§ **Exercise aim**
Below is some material; set it all down exactly, apart from the pictures.

§ **Records provided**

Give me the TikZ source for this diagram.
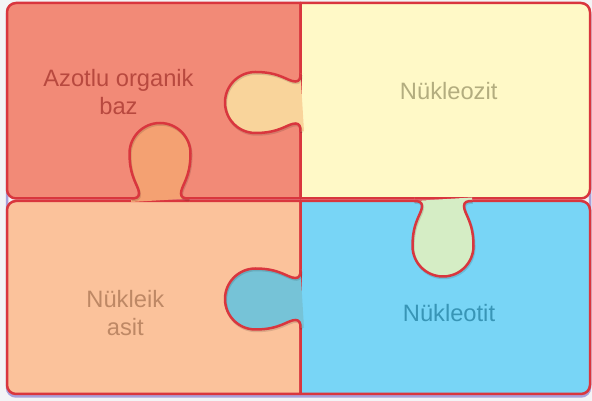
\documentclass[tikz,border=0pt]{standalone}
\usepackage{fontspec}
\setmainfont{Liberation Sans}
\begin{document}
\begin{tikzpicture}[x=1pt,y=1pt,
    piece/.style={draw=kRed,line width=2.5pt,line join=round},
    tabline/.style={draw=kRed,line width=2.5pt},
    tabshade/.style={draw=black,opacity=0.12,line width=2.5pt},
    word/.style={inner sep=0pt,align=center,font=\fontsize{23.7}{28}\selectfont},
    tabpath/.style={insert path={(0,-29) .. controls (0,-24) and (1,-21) .. (5,-21)
      .. controls (13,-21) and (20,-30.5) .. (45,-30.5)
      arc[start angle=-90,end angle=90,radius=30.5]
      .. controls (20,30.5) and (13,21) .. (5,21)
      .. controls (1,21) and (0,24) .. (0,29)}}]
  % colors
  \definecolor{kBack}{HTML}{F3F4F6}
  \definecolor{kShade}{HTML}{A9A1DA}
  \definecolor{kRed}{HTML}{D9363E}
  \definecolor{kSalmon}{HTML}{F28A77}
  \definecolor{kYellow}{HTML}{FFF9C7}
  \definecolor{kPeach}{HTML}{FBC29B}
  \definecolor{kBlue}{HTML}{78D5F6}
  \definecolor{kPeachTab}{HTML}{F9D49B}
  \definecolor{kOrangeTab}{HTML}{F4A172}
  \definecolor{kTealTab}{HTML}{76C3D7}
  \definecolor{kGreenTab}{HTML}{D5EDC5}
  \definecolor{kSalmonText}{HTML}{B8493F}
  \definecolor{kYellowText}{HTML}{B3AD7F}
  \definecolor{kPeachText}{HTML}{BE8865}
  \definecolor{kBlueText}{HTML}{3895B6}
  \useasboundingbox (0,0) rectangle (592,401);
  \fill[kBack] (0,0) rectangle (592,401);
  % shadow under the puzzle
  \draw[kShade,line width=2.5pt,rounded corners=9] (7,4.5) rectangle (590,395.5);
  % pieces
  \draw[piece,fill=kSalmon] (300.5,202.5) -- (300.5,398) -- (16,398)
    arc[start angle=90,end angle=180,radius=9] -- (7,211.5)
    arc[start angle=180,end angle=270,radius=9] -- cycle;
  \draw[piece,fill=kYellow] (300.5,202.5) -- (300.5,398) -- (581,398)
    arc[start angle=90,end angle=0,radius=9] -- (590,211.5)
    arc[start angle=0,end angle=-90,radius=9] -- cycle;
  \draw[piece,fill=kPeach] (300.5,200) -- (300.5,7) -- (16,7)
    arc[start angle=270,end angle=180,radius=9] -- (7,191)
    arc[start angle=180,end angle=90,radius=9] -- cycle;
  \draw[piece,fill=kBlue] (300.5,200) -- (300.5,7) -- (581,7)
    arc[start angle=-90,end angle=0,radius=9] -- (590,191)
    arc[start angle=0,end angle=90,radius=9] -- cycle;
  % tabs
  \foreach \px/\py/\rot/\col in {300.5/298.5/180/kPeachTab, 160/202.5/90/kOrangeTab,
      300.5/102/180/kTealTab, 443/200/-90/kGreenTab}{
    \begin{scope}[shift={(\px,\py)},rotate=\rot]
      \fill[\col] (-3.5,-29) -- (0,-29) [tabpath] -- (-3.5,29) -- cycle;
    \end{scope}
    \begin{scope}[shift={(\px+0.8,\py-1.5)},rotate=\rot]
      \draw[tabshade] [tabpath];
    \end{scope}
    \begin{scope}[shift={(\px,\py)},rotate=\rot]
      \draw[tabline] [tabpath];
    \end{scope}
  }
  % labels
  \node[word,text=kSalmonText] (base) at (118.5,308.5) {Azotlu organik\\baz};
  \node[word,text=kYellowText,anchor=base] (nucleoside) at (448.7,301) {Nükleozit};
  \node[word,text=kPeachText] (acid) at (125.3,88.3) {Nükleik\\asit};
  \node[word,text=kBlueText,anchor=base] (nucleotide) at (449,79.3) {Nükleotit};
\end{tikzpicture}
\end{document}
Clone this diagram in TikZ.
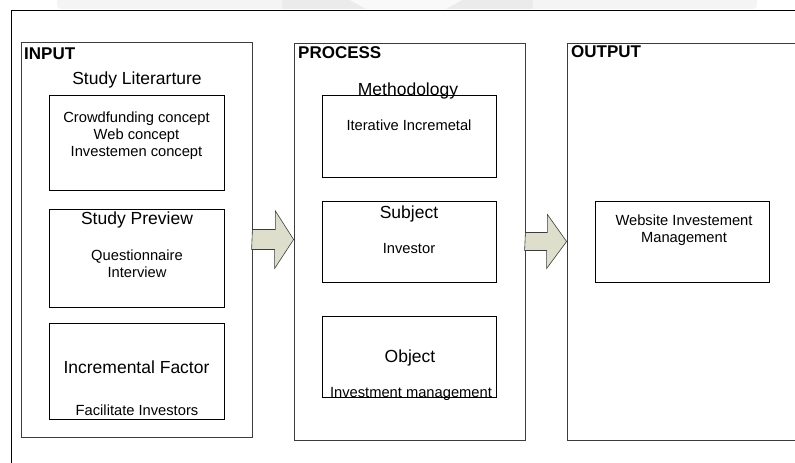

§ **Solution to the problem**
Give me the TikZ source for this diagram.
\documentclass[tikz,border=0pt]{standalone}
\usepackage{fontspec}
\setmainfont{Liberation Sans}
\begin{document}
\begin{tikzpicture}[x=1pt,y=1pt,
    piece/.style={draw=kRed,line width=2.5pt,line join=round},
    tabline/.style={draw=kRed,line width=2.5pt},
    tabshade/.style={draw=black,opacity=0.12,line width=2.5pt},
    word/.style={inner sep=0pt,align=center,font=\fontsize{23.7}{28}\selectfont},
    tabpath/.style={insert path={(0,-29) .. controls (0,-24) and (1,-21) .. (5,-21)
      .. controls (13,-21) and (20,-30.5) .. (45,-30.5)
      arc[start angle=-90,end angle=90,radius=30.5]
      .. controls (20,30.5) and (13,21) .. (5,21)
      .. controls (1,21) and (0,24) .. (0,29)}}]
  % colors
  \definecolor{kBack}{HTML}{F3F4F6}
  \definecolor{kShade}{HTML}{A9A1DA}
  \definecolor{kRed}{HTML}{D9363E}
  \definecolor{kSalmon}{HTML}{F28A77}
  \definecolor{kYellow}{HTML}{FFF9C7}
  \definecolor{kPeach}{HTML}{FBC29B}
  \definecolor{kBlue}{HTML}{78D5F6}
  \definecolor{kPeachTab}{HTML}{F9D49B}
  \definecolor{kOrangeTab}{HTML}{F4A172}
  \definecolor{kTealTab}{HTML}{76C3D7}
  \definecolor{kGreenTab}{HTML}{D5EDC5}
  \definecolor{kSalmonText}{HTML}{B8493F}
  \definecolor{kYellowText}{HTML}{B3AD7F}
  \definecolor{kPeachText}{HTML}{BE8865}
  \definecolor{kBlueText}{HTML}{3895B6}
  \useasboundingbox (0,0) rectangle (592,401);
  \fill[kBack] (0,0) rectangle (592,401);
  % shadow under the puzzle
  \draw[kShade,line width=2.5pt,rounded corners=9] (7,4.5) rectangle (590,395.5);
  % pieces
  \draw[piece,fill=kSalmon] (300.5,202.5) -- (300.5,398) -- (16,398)
    arc[start angle=90,end angle=180,radius=9] -- (7,211.5)
    arc[start angle=180,end angle=270,radius=9] -- cycle;
  \draw[piece,fill=kYellow] (300.5,202.5) -- (300.5,398) -- (581,398)
    arc[start angle=90,end angle=0,radius=9] -- (590,211.5)
    arc[start angle=0,end angle=-90,radius=9] -- cycle;
  \draw[piece,fill=kPeach] (300.5,200) -- (300.5,7) -- (16,7)
    arc[start angle=270,end angle=180,radius=9] -- (7,191)
    arc[start angle=180,end angle=90,radius=9] -- cycle;
  \draw[piece,fill=kBlue] (300.5,200) -- (300.5,7) -- (581,7)
    arc[start angle=-90,end angle=0,radius=9] -- (590,191)
    arc[start angle=0,end angle=90,radius=9] -- cycle;
  % tabs
  \foreach \px/\py/\rot/\col in {300.5/298.5/180/kPeachTab, 160/202.5/90/kOrangeTab,
      300.5/102/180/kTealTab, 443/200/-90/kGreenTab}{
    \begin{scope}[shift={(\px,\py)},rotate=\rot]
      \fill[\col] (-3.5,-29) -- (0,-29) [tabpath] -- (-3.5,29) -- cycle;
    \end{scope}
    \begin{scope}[shift={(\px+0.8,\py-1.5)},rotate=\rot]
      \draw[tabshade] [tabpath];
    \end{scope}
    \begin{scope}[shift={(\px,\py)},rotate=\rot]
      \draw[tabline] [tabpath];
    \end{scope}
  }
  % labels
  \node[word,text=kSalmonText] (base) at (118.5,308.5) {Azotlu organik\\baz};
  \node[word,text=kYellowText,anchor=base] (nucleoside) at (448.7,301) {Nükleozit};
  \node[word,text=kPeachText] (acid) at (125.3,88.3) {Nükleik\\asit};
  \node[word,text=kBlueText,anchor=base] (nucleotide) at (449,79.3) {Nükleotit};
\end{tikzpicture}
\end{document}
Clone this diagram in TikZ.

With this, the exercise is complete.